━━━━━ Data ━━━━━

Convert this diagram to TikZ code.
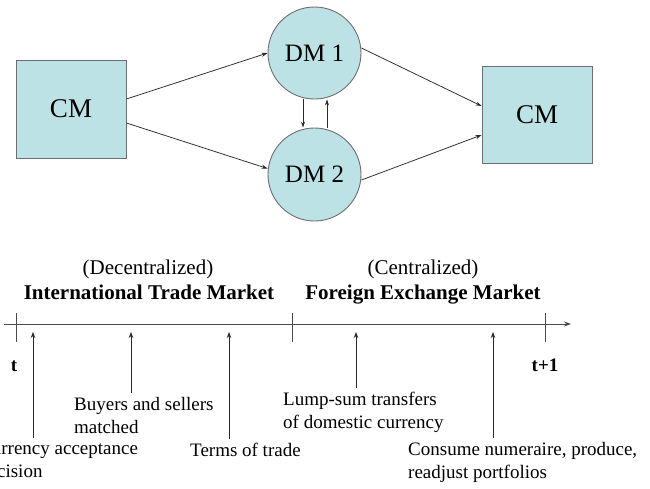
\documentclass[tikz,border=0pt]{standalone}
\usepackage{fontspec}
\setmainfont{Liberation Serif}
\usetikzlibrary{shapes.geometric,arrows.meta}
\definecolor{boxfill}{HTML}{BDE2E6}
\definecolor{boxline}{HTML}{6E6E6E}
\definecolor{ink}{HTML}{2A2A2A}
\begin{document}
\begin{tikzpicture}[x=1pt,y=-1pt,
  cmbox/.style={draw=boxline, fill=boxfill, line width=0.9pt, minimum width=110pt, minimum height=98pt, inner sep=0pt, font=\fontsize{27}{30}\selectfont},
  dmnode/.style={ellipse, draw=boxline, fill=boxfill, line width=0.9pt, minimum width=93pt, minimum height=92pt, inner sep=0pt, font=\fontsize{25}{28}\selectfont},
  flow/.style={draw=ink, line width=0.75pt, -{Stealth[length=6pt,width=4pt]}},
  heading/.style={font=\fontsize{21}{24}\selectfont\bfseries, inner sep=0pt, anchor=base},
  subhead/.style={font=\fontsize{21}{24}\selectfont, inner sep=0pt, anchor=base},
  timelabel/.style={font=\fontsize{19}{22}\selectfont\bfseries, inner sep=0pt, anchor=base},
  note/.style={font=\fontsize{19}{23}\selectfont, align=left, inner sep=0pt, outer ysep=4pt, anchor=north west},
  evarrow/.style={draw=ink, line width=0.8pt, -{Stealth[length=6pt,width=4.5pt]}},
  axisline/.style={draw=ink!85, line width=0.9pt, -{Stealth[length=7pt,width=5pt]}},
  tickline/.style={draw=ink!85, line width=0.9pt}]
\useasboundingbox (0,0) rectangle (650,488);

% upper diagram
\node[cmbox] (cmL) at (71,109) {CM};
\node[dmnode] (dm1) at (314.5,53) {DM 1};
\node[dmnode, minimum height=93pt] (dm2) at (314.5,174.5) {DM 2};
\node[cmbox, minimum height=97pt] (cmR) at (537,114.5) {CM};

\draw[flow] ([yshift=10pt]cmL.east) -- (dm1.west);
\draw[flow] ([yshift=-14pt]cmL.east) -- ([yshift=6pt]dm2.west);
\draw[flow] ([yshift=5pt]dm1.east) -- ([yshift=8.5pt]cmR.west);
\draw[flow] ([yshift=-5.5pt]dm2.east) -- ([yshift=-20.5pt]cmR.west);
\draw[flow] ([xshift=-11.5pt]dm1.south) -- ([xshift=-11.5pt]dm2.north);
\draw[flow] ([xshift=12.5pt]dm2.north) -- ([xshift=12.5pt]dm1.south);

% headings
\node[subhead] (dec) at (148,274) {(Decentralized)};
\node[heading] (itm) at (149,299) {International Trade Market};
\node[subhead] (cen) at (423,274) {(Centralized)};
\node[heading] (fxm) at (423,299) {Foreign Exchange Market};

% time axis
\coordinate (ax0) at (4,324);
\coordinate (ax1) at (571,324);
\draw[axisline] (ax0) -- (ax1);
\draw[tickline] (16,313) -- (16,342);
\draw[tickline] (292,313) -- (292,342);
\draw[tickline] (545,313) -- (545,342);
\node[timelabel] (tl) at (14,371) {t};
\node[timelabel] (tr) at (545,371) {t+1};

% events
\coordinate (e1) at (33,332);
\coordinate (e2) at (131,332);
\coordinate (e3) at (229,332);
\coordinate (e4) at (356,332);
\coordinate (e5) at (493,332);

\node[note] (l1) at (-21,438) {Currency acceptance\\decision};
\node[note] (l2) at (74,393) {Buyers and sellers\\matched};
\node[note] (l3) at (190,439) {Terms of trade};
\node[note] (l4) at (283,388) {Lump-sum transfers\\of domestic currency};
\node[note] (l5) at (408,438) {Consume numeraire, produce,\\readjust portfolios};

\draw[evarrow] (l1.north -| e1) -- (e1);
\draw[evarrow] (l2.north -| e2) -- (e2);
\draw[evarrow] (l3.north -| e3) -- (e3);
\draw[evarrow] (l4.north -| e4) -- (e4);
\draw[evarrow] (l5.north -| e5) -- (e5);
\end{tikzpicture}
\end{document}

━━━━━
━━━━━ Data ━━━━━

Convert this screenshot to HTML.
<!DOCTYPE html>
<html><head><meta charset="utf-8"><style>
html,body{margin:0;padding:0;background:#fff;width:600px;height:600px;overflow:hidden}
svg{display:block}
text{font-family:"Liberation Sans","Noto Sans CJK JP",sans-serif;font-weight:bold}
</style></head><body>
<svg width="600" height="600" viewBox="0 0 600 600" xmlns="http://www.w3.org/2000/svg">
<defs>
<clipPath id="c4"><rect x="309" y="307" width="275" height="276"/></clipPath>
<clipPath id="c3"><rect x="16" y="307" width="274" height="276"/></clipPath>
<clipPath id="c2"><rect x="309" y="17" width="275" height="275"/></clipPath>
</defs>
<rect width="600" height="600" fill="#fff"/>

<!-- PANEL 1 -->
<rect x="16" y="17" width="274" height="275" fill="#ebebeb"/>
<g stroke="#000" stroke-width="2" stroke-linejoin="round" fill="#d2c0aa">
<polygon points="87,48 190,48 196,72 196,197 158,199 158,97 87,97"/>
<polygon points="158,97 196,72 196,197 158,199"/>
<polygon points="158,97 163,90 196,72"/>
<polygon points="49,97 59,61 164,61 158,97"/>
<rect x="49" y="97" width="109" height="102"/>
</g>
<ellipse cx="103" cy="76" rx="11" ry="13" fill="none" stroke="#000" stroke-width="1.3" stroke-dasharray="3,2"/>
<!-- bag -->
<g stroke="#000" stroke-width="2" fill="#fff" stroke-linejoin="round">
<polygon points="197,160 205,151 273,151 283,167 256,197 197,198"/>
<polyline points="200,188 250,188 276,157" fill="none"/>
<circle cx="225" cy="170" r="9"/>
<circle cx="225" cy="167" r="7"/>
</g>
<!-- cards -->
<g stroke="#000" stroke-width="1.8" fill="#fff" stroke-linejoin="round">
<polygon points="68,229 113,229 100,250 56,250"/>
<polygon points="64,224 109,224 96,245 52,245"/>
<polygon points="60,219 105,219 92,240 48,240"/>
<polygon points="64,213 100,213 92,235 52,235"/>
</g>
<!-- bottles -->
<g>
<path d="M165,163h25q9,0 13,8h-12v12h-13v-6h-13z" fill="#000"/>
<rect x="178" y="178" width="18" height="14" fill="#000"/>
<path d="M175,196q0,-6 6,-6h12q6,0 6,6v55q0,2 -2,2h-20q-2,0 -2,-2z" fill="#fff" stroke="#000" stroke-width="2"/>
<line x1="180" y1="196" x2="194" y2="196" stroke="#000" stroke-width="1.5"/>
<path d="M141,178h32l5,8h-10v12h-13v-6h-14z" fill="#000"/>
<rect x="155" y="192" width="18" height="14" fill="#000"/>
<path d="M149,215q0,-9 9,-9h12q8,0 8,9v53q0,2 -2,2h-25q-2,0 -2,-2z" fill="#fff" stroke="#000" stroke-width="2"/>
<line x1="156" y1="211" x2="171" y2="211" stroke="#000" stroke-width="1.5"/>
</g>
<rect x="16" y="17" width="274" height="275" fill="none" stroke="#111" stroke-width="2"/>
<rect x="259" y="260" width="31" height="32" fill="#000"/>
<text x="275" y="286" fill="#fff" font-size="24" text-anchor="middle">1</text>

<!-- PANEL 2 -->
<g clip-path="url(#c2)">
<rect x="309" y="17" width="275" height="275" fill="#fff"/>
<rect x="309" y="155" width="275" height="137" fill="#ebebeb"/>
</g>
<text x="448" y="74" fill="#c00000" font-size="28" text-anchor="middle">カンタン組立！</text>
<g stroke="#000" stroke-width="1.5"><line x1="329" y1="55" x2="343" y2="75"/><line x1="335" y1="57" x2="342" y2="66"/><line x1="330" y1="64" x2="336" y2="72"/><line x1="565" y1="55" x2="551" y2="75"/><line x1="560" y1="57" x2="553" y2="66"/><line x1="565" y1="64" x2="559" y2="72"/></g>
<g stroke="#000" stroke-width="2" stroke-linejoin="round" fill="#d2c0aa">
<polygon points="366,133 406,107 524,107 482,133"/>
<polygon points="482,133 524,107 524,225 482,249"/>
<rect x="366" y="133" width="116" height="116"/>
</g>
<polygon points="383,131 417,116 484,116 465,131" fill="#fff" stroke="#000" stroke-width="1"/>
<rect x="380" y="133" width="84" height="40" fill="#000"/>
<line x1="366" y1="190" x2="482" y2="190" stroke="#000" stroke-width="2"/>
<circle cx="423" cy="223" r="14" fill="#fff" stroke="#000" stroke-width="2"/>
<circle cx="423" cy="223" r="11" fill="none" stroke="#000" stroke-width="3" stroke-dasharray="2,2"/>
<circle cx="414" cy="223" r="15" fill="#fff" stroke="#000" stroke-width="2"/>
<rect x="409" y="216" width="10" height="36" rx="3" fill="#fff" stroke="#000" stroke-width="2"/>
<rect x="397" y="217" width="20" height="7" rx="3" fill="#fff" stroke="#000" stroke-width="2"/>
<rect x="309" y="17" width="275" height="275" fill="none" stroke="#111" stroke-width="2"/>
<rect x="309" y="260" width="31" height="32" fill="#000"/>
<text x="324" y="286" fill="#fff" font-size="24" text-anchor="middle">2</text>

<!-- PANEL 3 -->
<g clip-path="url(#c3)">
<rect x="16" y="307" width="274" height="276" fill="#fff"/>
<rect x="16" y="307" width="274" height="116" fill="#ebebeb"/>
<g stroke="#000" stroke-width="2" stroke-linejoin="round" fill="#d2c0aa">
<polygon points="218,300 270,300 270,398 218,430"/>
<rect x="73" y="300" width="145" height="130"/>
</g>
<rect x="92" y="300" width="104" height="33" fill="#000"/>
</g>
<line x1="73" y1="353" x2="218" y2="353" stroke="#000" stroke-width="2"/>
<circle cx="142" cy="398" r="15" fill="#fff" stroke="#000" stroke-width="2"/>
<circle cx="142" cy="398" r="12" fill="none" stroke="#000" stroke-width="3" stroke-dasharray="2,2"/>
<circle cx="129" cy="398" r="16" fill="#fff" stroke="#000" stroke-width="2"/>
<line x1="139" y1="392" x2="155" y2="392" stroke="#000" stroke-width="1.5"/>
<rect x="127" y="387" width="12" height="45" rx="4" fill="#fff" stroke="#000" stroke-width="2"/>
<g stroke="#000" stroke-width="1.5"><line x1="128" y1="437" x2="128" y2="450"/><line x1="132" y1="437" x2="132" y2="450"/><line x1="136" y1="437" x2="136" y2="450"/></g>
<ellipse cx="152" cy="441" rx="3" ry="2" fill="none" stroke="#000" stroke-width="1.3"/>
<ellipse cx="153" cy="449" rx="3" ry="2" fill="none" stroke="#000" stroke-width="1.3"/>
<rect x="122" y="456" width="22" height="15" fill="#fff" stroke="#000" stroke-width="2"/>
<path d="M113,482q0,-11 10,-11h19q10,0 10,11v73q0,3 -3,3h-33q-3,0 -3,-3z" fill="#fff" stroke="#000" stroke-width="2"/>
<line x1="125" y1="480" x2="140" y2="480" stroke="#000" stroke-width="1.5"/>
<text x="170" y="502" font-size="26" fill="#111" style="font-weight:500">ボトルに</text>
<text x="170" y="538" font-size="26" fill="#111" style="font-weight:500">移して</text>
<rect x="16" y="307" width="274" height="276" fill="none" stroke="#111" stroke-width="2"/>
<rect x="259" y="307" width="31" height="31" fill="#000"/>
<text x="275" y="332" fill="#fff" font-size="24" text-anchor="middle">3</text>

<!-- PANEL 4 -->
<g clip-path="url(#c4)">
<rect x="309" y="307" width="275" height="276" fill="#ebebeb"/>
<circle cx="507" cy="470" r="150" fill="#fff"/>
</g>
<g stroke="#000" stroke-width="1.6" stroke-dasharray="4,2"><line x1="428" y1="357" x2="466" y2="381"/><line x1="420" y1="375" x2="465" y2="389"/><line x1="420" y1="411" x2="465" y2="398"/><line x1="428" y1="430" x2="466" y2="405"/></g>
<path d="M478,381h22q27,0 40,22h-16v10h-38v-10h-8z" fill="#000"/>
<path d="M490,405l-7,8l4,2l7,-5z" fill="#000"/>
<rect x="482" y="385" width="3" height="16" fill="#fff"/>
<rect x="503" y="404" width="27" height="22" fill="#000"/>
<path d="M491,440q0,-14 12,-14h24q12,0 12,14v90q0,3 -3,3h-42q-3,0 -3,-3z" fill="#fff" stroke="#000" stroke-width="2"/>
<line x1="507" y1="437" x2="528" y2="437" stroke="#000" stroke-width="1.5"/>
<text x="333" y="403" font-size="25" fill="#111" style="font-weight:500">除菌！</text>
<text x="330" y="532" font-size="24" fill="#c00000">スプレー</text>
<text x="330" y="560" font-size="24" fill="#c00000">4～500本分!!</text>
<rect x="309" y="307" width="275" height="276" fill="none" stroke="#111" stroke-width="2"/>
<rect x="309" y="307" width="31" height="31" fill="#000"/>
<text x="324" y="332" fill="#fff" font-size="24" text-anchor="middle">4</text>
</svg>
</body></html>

━━━━━

Aim of the exercise: Nothing but the lines from the one with "Convert this diagram to TikZ code." down to the one with "minimum height=97pt] (cmR)" should be printed, both of them included. Leave out the pictures.

Task output:
Convert this diagram to TikZ code.
\documentclass[tikz,border=0pt]{standalone}
\usepackage{fontspec}
\setmainfont{Liberation Serif}
\usetikzlibrary{shapes.geometric,arrows.meta}
\definecolor{boxfill}{HTML}{BDE2E6}
\definecolor{boxline}{HTML}{6E6E6E}
\definecolor{ink}{HTML}{2A2A2A}
\begin{document}
\begin{tikzpicture}[x=1pt,y=-1pt,
  cmbox/.style={draw=boxline, fill=boxfill, line width=0.9pt, minimum width=110pt, minimum height=98pt, inner sep=0pt, font=\fontsize{27}{30}\selectfont},
  dmnode/.style={ellipse, draw=boxline, fill=boxfill, line width=0.9pt, minimum width=93pt, minimum height=92pt, inner sep=0pt, font=\fontsize{25}{28}\selectfont},
  flow/.style={draw=ink, line width=0.75pt, -{Stealth[length=6pt,width=4pt]}},
  heading/.style={font=\fontsize{21}{24}\selectfont\bfseries, inner sep=0pt, anchor=base},
  subhead/.style={font=\fontsize{21}{24}\selectfont, inner sep=0pt, anchor=base},
  timelabel/.style={font=\fontsize{19}{22}\selectfont\bfseries, inner sep=0pt, anchor=base},
  note/.style={font=\fontsize{19}{23}\selectfont, align=left, inner sep=0pt, outer ysep=4pt, anchor=north west},
  evarrow/.style={draw=ink, line width=0.8pt, -{Stealth[length=6pt,width=4.5pt]}},
  axisline/.style={draw=ink!85, line width=0.9pt, -{Stealth[length=7pt,width=5pt]}},
  tickline/.style={draw=ink!85, line width=0.9pt}]
\useasboundingbox (0,0) rectangle (650,488);

% upper diagram
\node[cmbox] (cmL) at (71,109) {CM};
\node[dmnode] (dm1) at (314.5,53) {DM 1};
\node[dmnode, minimum height=93pt] (dm2) at (314.5,174.5) {DM 2};
\node[cmbox, minimum height=97pt] (cmR) at (537,114.5) {CM};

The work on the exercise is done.